Старшина повеселел. Служба службой, а деньги карман в кафтане не оттянут. Не святым же духом питаться.
Глава 3
Преображенские коллизии
Утро в селе Преображенском выдалось пасмурное. Туман лег на верхушки деревьев, и казалось, будто они покрыты огромным пуховым одеялом, а шапки из тугих, косматых облаков готовы вот-вот пролиться первым летним дождем. Где-то на опушке леса куковала кукушка. Сверчок, примостившись в щели бревен темных покатых сельских изб, издавал радостные трели, радуясь теплу и летнему солнцу. На лугу за селом сидела девчушка, на голове которой красовался венок из первых цветов подснежника и мать-и-мачехи, глядя на старшего брата, закинувшего удилище из сосны в яму у изгиба реки.
Единственными звуками, что нарушали эту райскую деревенскую пастораль, были бой пехотного барабана да стук десятков плотницких топоров.
Юный царевич строил свою первую крепость: Престбург.
Потешные гренадеры, пока еще просто бывшие деревенские холопы, упражнялись с деревянными мушкетами в штыковой атаке и строевых маршах.
На плечо взять! Шагом арш!
Бывшие холопы, не понимая команды, рушили строй, запинались о переднюю шеренгу, наступая друг другу на пятки. Франц Лефорт бегал по полю, где еще несколько лет назад крепостные сажали овес, и орал на будущих солдат.
О майн гот. Ты есть тупая русский скотина! брызгал он слюной, выхватив очередного провинившегося рекрута из строя. Питер, это очень, очень сложно их обучать.
Высокий юноша, стоящий у деревянных, наспех сколоченных ворот крепости, улыбался, глядя на его старания. Он хлопал широкой ладонью немца по плечу, приговаривая:
Ты уж постарайся, Франц.
Немец вскидывал руки в стороны и плелся обратно к строю. Так повторялось изо дня в день, пока горе-воины не постигли искусства строевого шага. Но и на этом их беды не закончились. В крепость доставили литые пушки, и будущие гренадеры пытались взять крепость штурмом, над деревянными сводами Престбурга раздавались стоны и проклятия. После очередного штурма бывшие холопы выплевывали на траву зубы и утирали кровавую юшку с разбитых носов.
Петруша развлекается, глядя в окно деревянного дворца, шептала прислуге Наталья Кирилловна Нарышкина. Она выпивала свой чай и садилась за новую вышивку.

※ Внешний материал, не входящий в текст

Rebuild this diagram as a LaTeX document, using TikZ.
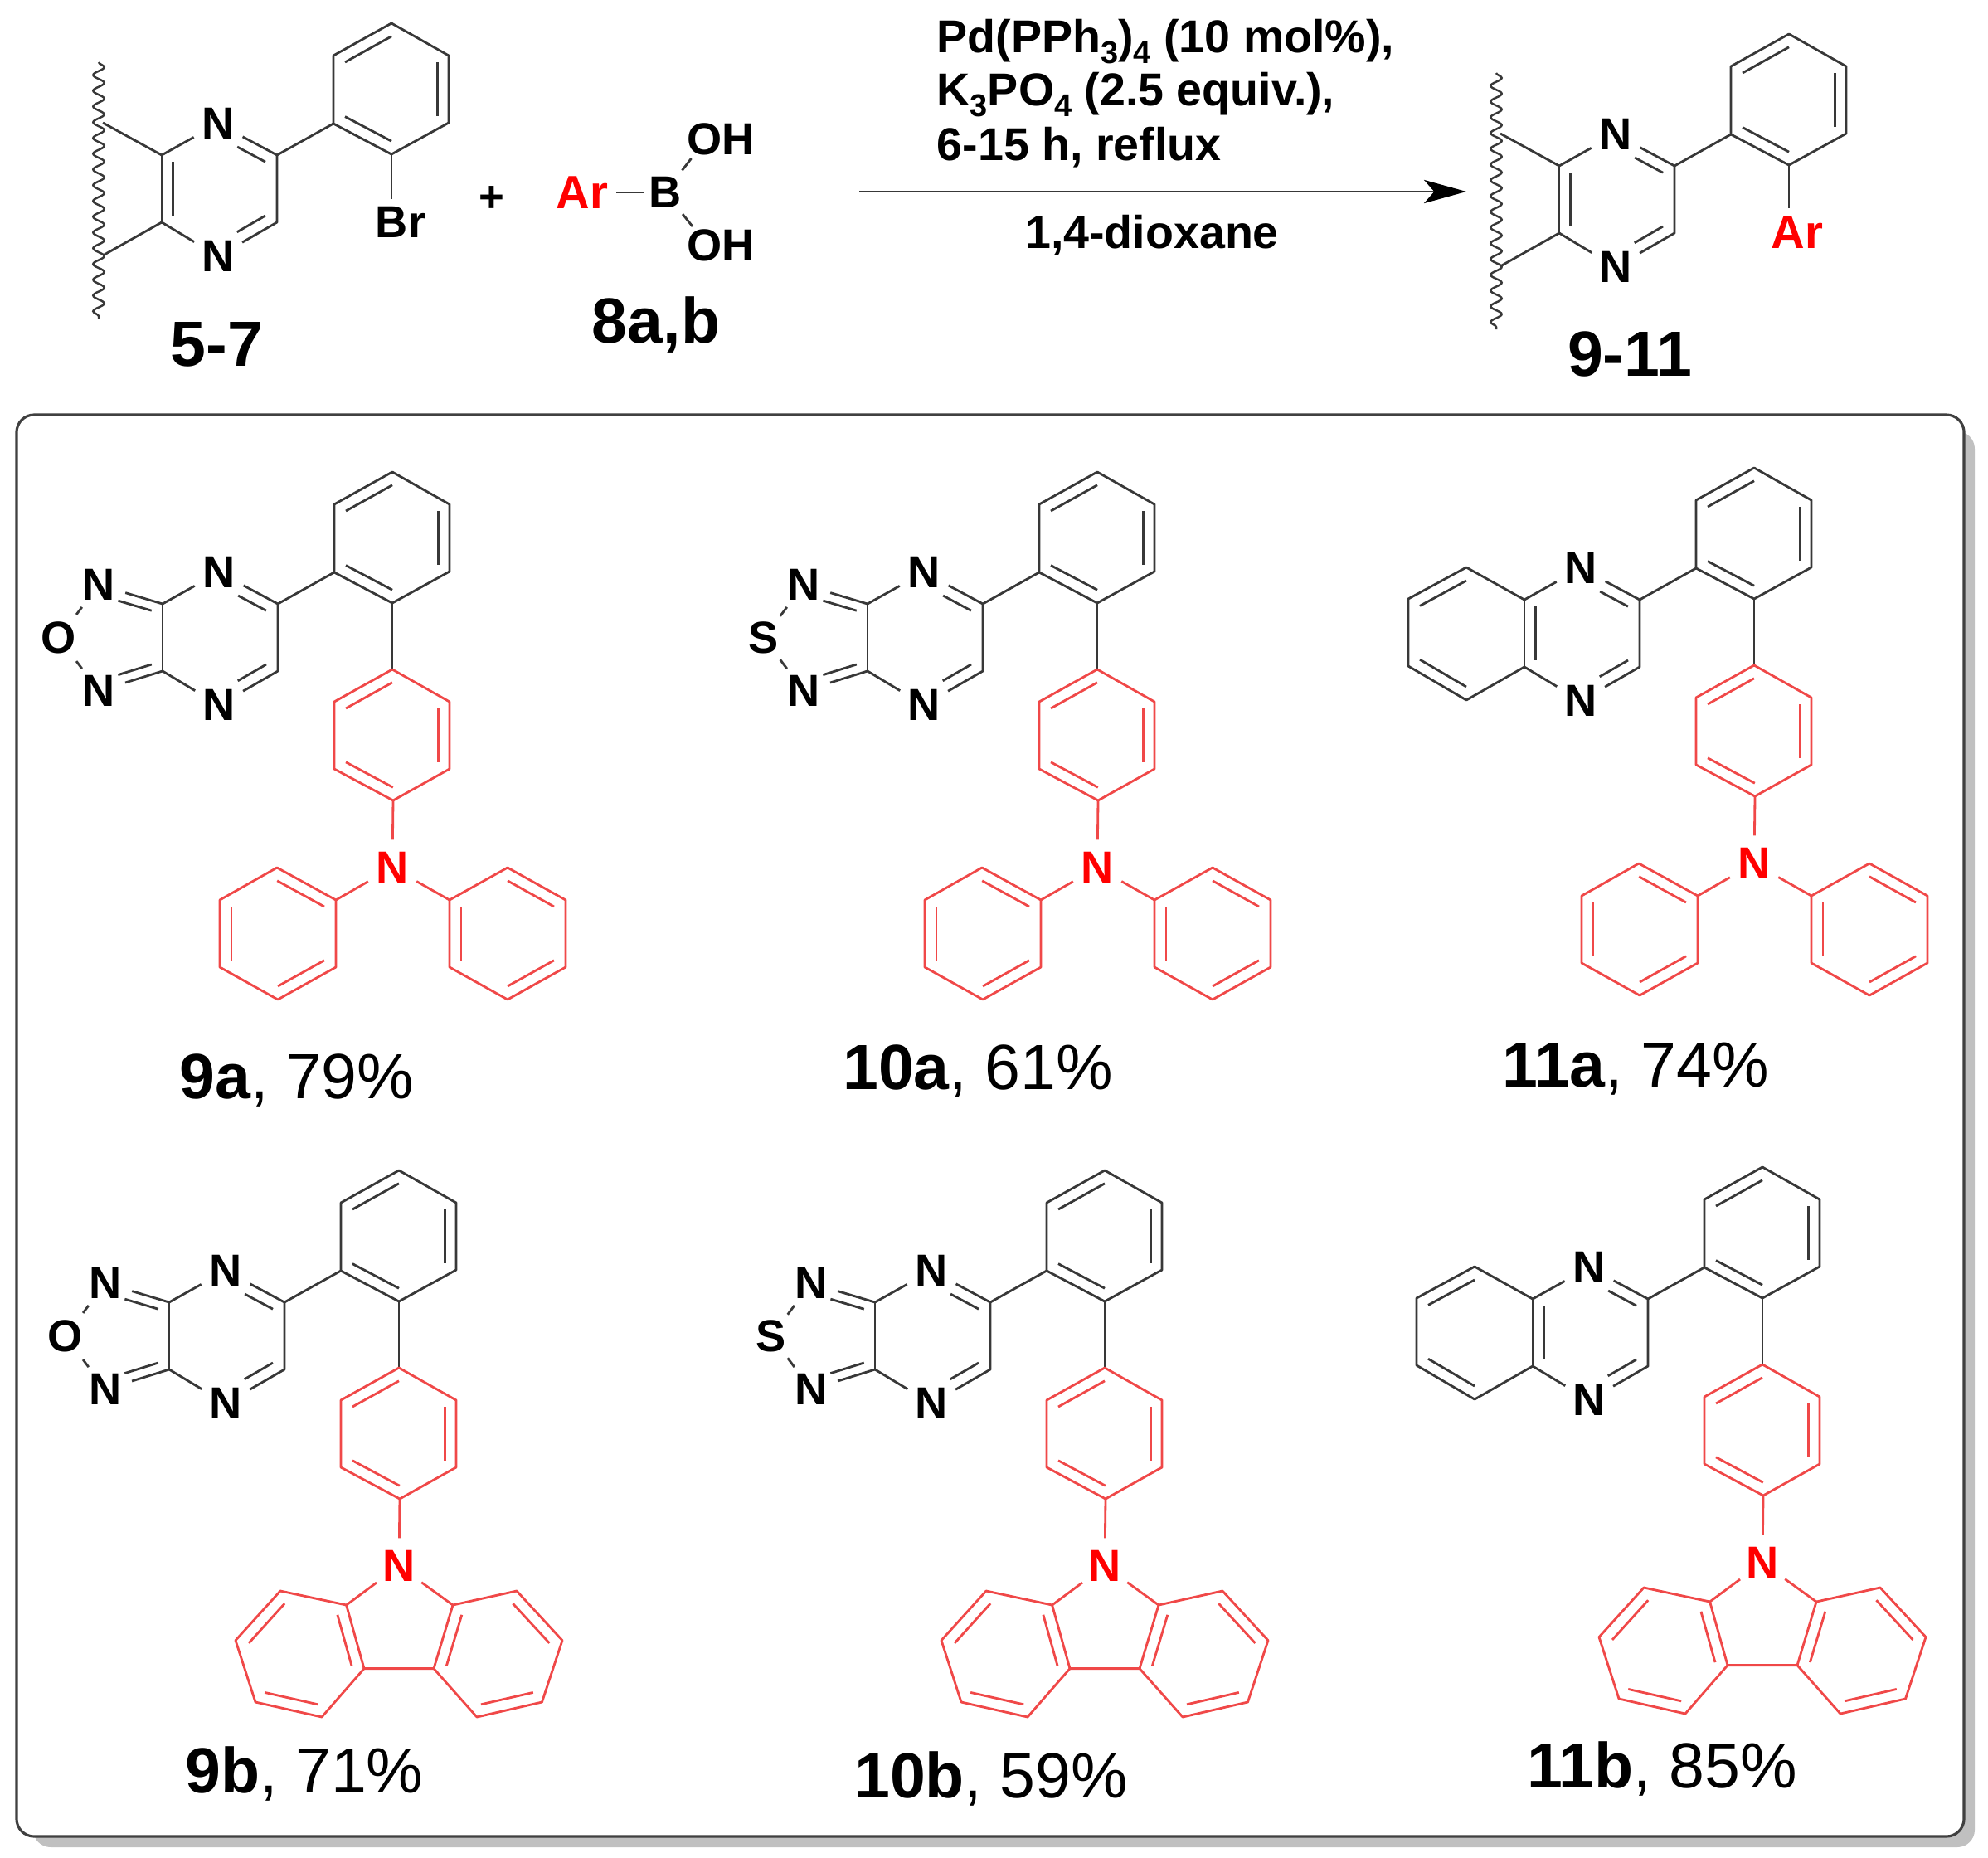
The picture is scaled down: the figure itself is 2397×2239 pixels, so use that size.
\documentclass[tikz,border=0pt]{standalone}
\usepackage{fontspec}
\setmainfont{Liberation Sans}
\usetikzlibrary{calc,arrows.meta,decorations.pathmorphing,shapes.geometric}
\definecolor{bondk}{HTML}{383838}
\definecolor{bondr}{HTML}{F04848}
\definecolor{boxline}{HTML}{404040}
\definecolor{boxshadow}{HTML}{C0C0C0}
\newcommand{\atomfont}{\fontsize{15.4}{17}\selectfont\bfseries}
\newcommand{\arfont}{\fontsize{16}{18}\selectfont\bfseries}
\newcommand{\codefont}{\fontsize{21.9}{24}\selectfont\bfseries}
\newcommand{\yieldfont}{\fontsize{21.9}{24}\selectfont}
\newcommand{\reagfont}{\fontsize{15.8}{18}\selectfont\bfseries}
\newcommand{\lowsub}[1]{\raisebox{-3.7pt}{\fontsize{10.8}{12}\selectfont\bfseries #1}}
\newcommand{\DB}[4][blk]{\draw[#1] ($(#2)!.2!(#4)$) -- ($(#3)!.2!(#4)$);}
% pyrazine with the o-phenylene: common to all molecules
\newcommand{\corecoords}{%
  \coordinate (a) at (196,728); \coordinate (b) at (196,809);
  \coordinate (c) at (335,728); \coordinate (d) at (335,809);
  \coordinate (pc) at (265,769);
  \coordinate (p1) at (403,690); \coordinate (p2) at (403,608);
  \coordinate (p3) at (473,569); \coordinate (p4) at (542,608);
  \coordinate (p5) at (542,689); \coordinate (p6) at (473,727);
  \coordinate (pp) at (473,648);
  \node[atom] (N1) at (264,690) {N};
  \node[atom] (N2) at (264,850) {N};
}
\newcommand{\corebonds}{%
  \draw[blk] (a) -- (N1);
  \draw[blk] (N1) -- (c) -- (d) -- (N2);
  \draw[blk] (N2) -- (b);
  \DB[blk,shorten <=7.4pt]{N1}{c}{pc}
  \DB[blk,shorten <=7.4pt]{N2}{d}{pc}
  \draw[blk] (c) -- (p1);
  \draw[blk] (p1) -- (p2) -- (p3) -- (p4) -- (p5) -- (p6) -- cycle;
  \DB{p1}{p6}{pp}
  \DB{p2}{p3}{pp}
  \DB{p4}{p5}{pp}
}
% fused azole with heteroatom #1
\newcommand{\azole}[1]{%
  \coordinate (fc) at (130,769);
  \node[atom] (N3) at (119,705) {N};
  \node[atom] (N4) at (119,833) {N};
  \node[atom] (X) at (71,769) {#1};
  \draw[blk] (a) -- (b);
  \draw[blk] (N3) -- (a);
  \draw[blk] (N4) -- (b);
  \DB[blk,shorten <=6.3pt]{N3}{a}{fc}
  \DB[blk,shorten <=6.3pt]{N4}{b}{fc}
  \draw[blk] (X) -- (N3);
  \draw[blk] (X) -- (N4);
}
\newcommand{\quinox}{%
  \coordinate (q1) at (126,689); \coordinate (q2) at (56,727);
  \coordinate (q3) at (56,808); \coordinate (q4) at (126,849);
  \coordinate (qc) at (126,769);
  \draw[blk] (a) -- (b);
  \DB{a}{b}{pc}
  \draw[blk] (a) -- (q1) -- (q2) -- (q3) -- (q4) -- (b);
  \DB{q1}{q2}{qc}
  \DB{q3}{q4}{qc}
}
\newcommand{\redring}{%
  \coordinate (r1) at (473,807); \coordinate (r2) at (403,846);
  \coordinate (r3) at (403,927); \coordinate (r4) at (474,965);
  \coordinate (r5) at (542,927); \coordinate (r6) at (542,846);
  \coordinate (rc) at (473,886);
  \draw[blk] (p6) -- (r1);
  \draw[rd] (r1) -- (r2) -- (r3) -- (r4) -- (r5) -- (r6) -- cycle;
  \DB[rd]{r1}{r2}{rc}
  \DB[rd]{r3}{r4}{rc}
  \DB[rd]{r5}{r6}{rc}
  \node[atom,text=red] (Nr) at (473,1046) {N};
  \draw[rd] (r4) -- (Nr);
}
\newcommand{\diphenyl}{%
  \coordinate (l1) at (405,1085); \coordinate (l2) at (334,1046);
  \coordinate (l3) at (265,1085); \coordinate (l4) at (265,1166);
  \coordinate (l5) at (335,1205); \coordinate (l6) at (405,1166);
  \coordinate (lc) at (335,1125);
  \coordinate (m1) at (542,1085); \coordinate (m2) at (612,1046);
  \coordinate (m3) at (682,1085); \coordinate (m4) at (682,1166);
  \coordinate (m5) at (612,1205); \coordinate (m6) at (542,1166);
  \coordinate (mc) at (612,1125);
  \draw[rd] (Nr) -- (l1);
  \draw[rd] (Nr) -- (m1);
  \draw[rd] (l1) -- (l2) -- (l3) -- (l4) -- (l5) -- (l6) -- cycle;
  \draw[rd] (m1) -- (m2) -- (m3) -- (m4) -- (m5) -- (m6) -- cycle;
  \DB[rd]{l1}{l2}{lc}
  \DB[rd]{l3}{l4}{lc}
  \DB[rd]{l5}{l6}{lc}
  \DB[rd]{m2}{m3}{mc}
  \DB[rd]{m4}{m5}{mc}
  \DB[rd]{m6}{m1}{mc}
}
\newcommand{\carbazole}{%
  \coordinate (c1) at (409.6,1093); \coordinate (c2) at (431,1169.6);
  \coordinate (c3) at (515,1169.6); \coordinate (c4) at (538,1093);
  \coordinate (u1) at (330,1076); \coordinate (u2) at (276,1135.6);
  \coordinate (u3) at (300,1210); \coordinate (u4) at (380,1228);
  \coordinate (v1) at (615,1076); \coordinate (v2) at (670,1135.6);
  \coordinate (v3) at (645.5,1210); \coordinate (v4) at (567,1228);
  \coordinate (uc) at (356,1152); \coordinate (vc) at (592,1152);
  \draw[rd] (Nr) -- (c1);
  \draw[rd] (Nr) -- (c4);
  \draw[rd] (c1) -- (c2) -- (c3) -- (c4);
  \draw[rd] (c1) -- (u1) -- (u2) -- (u3) -- (u4) -- (c2);
  \draw[rd] (c4) -- (v1) -- (v2) -- (v3) -- (v4) -- (c3);
  \DB[rd]{c1}{c2}{uc}
  \DB[rd]{u1}{u2}{uc}
  \DB[rd]{u3}{u4}{uc}
  \DB[rd]{c4}{c3}{vc}
  \DB[rd]{v1}{v2}{vc}
  \DB[rd]{v3}{v4}{vc}
}
\begin{document}
\begin{tikzpicture}[x=0.01cm,y=-0.01cm,
  blk/.style={draw=bondk,line width=0.8pt,line join=round},
  rd/.style={draw=bondr,line width=0.8pt,line join=round},
  atom/.style={circle,inner sep=1.2pt,font=\atomfont,text=black},
  rectatom/.style={rectangle,inner sep=2.6pt,font=\atomfont,text=black},
  wavy/.style={draw=bondk,line width=0.7pt,decorate,decoration={snake,segment length=5.4pt,amplitude=1.9pt}},
  code/.style={anchor=base,font=\codefont,text=black,inner sep=0pt},
  yield/.style={anchor=base,font=\yieldfont,text=black,inner sep=0pt},
  reag/.style={anchor=base west,font=\reagfont,text=black,inner sep=0pt},
]
\useasboundingbox (0,0) rectangle (2397,2239);
\fill[white] (0,0) rectangle (2397,2239);

% panel
\fill[boxshadow,rounded corners=6pt] (40,520) rectangle (2381,2227);
\draw[boxline,line width=0.9pt,fill=white,rounded corners=6pt] (20,500) rectangle (2368,2214);

% reactant 5-7
\begin{scope}[shift={(-1,-541)},name prefix=s-]
  \corecoords
  \corebonds
  \draw[blk] (a) -- (b);
  \DB{a}{b}{pc}
  \coordinate (wt) at (120,616); \coordinate (wb) at (120,925);
  \coordinate (wa) at (125,689); \coordinate (wd) at (125,849);
  \draw[wavy] (wt) -- (wb);
  \draw[blk] (a) -- (wa);
  \draw[blk] (b) -- (wd);
  \node[rectatom] (Br) at (484,809) {Br};
  \draw[blk] (p6) -- (p6 |- Br.north);
\end{scope}
\node[font=\fontsize{15}{16}\selectfont\bfseries,inner sep=0pt] (plus) at (593,240) {+};

% boronic acid
\node[rectatom,text=red,font=\arfont] (Ar) at (702,232) {Ar};
\node[atom] (B) at (802,232) {B};
\node[rectatom] (OHt) at (869,168) {OH};
\node[rectatom] (OHb) at (869,296) {OH};
\coordinate (bt) at (833.5,191);
\coordinate (bb) at (835,273);
\draw[blk,shorten >=-2.5pt] (Ar) -- (B);
\draw[blk] (B) -- (bt);
\draw[blk] (B) -- (bb);
\node[code] (lab57) at (261.5,441) {5-7};
\node[code] (lab8) at (791,413) {8a,b};

% reaction arrow
\coordinate (arS) at (1036,231);
\coordinate (arE) at (1768,231);
\draw[draw=bondk,line width=0.8pt,-{Stealth[length=14.5pt,width=8pt,inset=3.5pt,color=black]}] (arS) -- (arE);
\node[reag] (re1) at (1129,63) {Pd(PPh\lowsub{3})\lowsub{4} (10 mol\%),};
\node[reag] (re2) at (1129,127) {K\lowsub{3}PO\lowsub{4} (2.5 equiv.),};
\node[reag] (re3) at (1129,193) {6-15 h, reflux};
\node[reag,anchor=base] (re4) at (1389,299) {1,4-dioxane};

% product 9-11
\begin{scope}[shift={(1684,-528)},name prefix=t-]
  \corecoords
  \corebonds
  \draw[blk] (a) -- (b);
  \DB{a}{b}{pc}
  \coordinate (wt) at (120,616); \coordinate (wb) at (120,925);
  \coordinate (wa) at (125,689); \coordinate (wd) at (125,849);
  \draw[wavy] (wt) -- (wb);
  \draw[blk] (a) -- (wa);
  \draw[blk] (b) -- (wd);
  \node[rectatom,text=red,font=\arfont] (ArP) at (483,808) {Ar};
  \draw[blk] (p6) -- (p6 |- ArP.north);
\end{scope}
\node[code] (lab911) at (1965,453) {9-11};

% 9a
\begin{scope}[name prefix=m9a-]
  \corecoords \corebonds \azole{O} \redring \diphenyl
\end{scope}
\node[yield] (lab9a) at (358,1324) {\textbf{9a}, 79\%};
% 10a
\begin{scope}[shift={(850,0)},name prefix=m10a-]
  \corecoords \corebonds \azole{S} \redring \diphenyl
\end{scope}
\node[yield] (lab10a) at (1179,1313) {\textbf{10a}, 61\%};
% 11a
\begin{scope}[shift={(1642,-5)},name prefix=m11a-]
  \corecoords \corebonds \quinox \redring \diphenyl
\end{scope}
\node[yield] (lab11a) at (1972,1310) {\textbf{11a}, 74\%};
% 9b
\begin{scope}[shift={(8,842)},name prefix=m9b-]
  \corecoords \corebonds \azole{O} \redring \carbazole
\end{scope}
\node[yield] (lab9b) at (367,2161) {\textbf{9b}, 71\%};
% 10b
\begin{scope}[shift={(859,842)},name prefix=m10b-]
  \corecoords \corebonds \azole{S} \redring \carbazole
\end{scope}
\node[yield] (lab10b) at (1195,2167) {\textbf{10b}, 59\%};
% 11b
\begin{scope}[shift={(1652,838)},name prefix=m11b-]
  \corecoords \corebonds \quinox \redring \carbazole
\end{scope}
\node[yield] (lab11b) at (2004,2155) {\textbf{11b}, 85\%};
\end{tikzpicture}
\end{document}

Но ее Петруша вовсе не развлекался.
Численность потешного войска достигла двух полков. Такую орду нужно было кормить. И Петруша постоянно клянчил у маменьки деньги. Но денег в казне не было. Нарышкины брали деньги у своих сторонников в надежде дождаться того момента, когда юный Петруша достигнет совершеннолетия и сам примет участие в управлении державой, тогда деньги непременно найдутся. Но на пути его полного воцарения стояла властная сестра Софья.
Но сейчас Софья была в Москве, а Петруша здесь, в Преображенском, устраивал очередные маневры своих потешных полков.
О мин херц, прибыл голландец Карш Карштен Брандт, запинаясь, выпалил Меншиков. «Да что ж у этих иноземцев имена такие корявые».
Приехал, значит, голубчик. Так веди меня скорей к нему, оживленно воскликнул Петр и, улыбнувшись, обнял Алексашку.
Петр огромной ручищей схватился за деревянную ручку двери. Его глаза сияли от радости. В большой и светлой гостиной Петра ожидал низкорослый мужчина в голландской треуголке, держа в руках кружку с напитком. В середине зала суетилась девушка-челядинка. Служанка ловко расставляла на столе блюда с разными яствами и кувшины с ароматными напитками. Заметив царевича в распахнутых дверях, человек в иноземной треуголке поднялся и отвесил поклон, приветствуя царевича.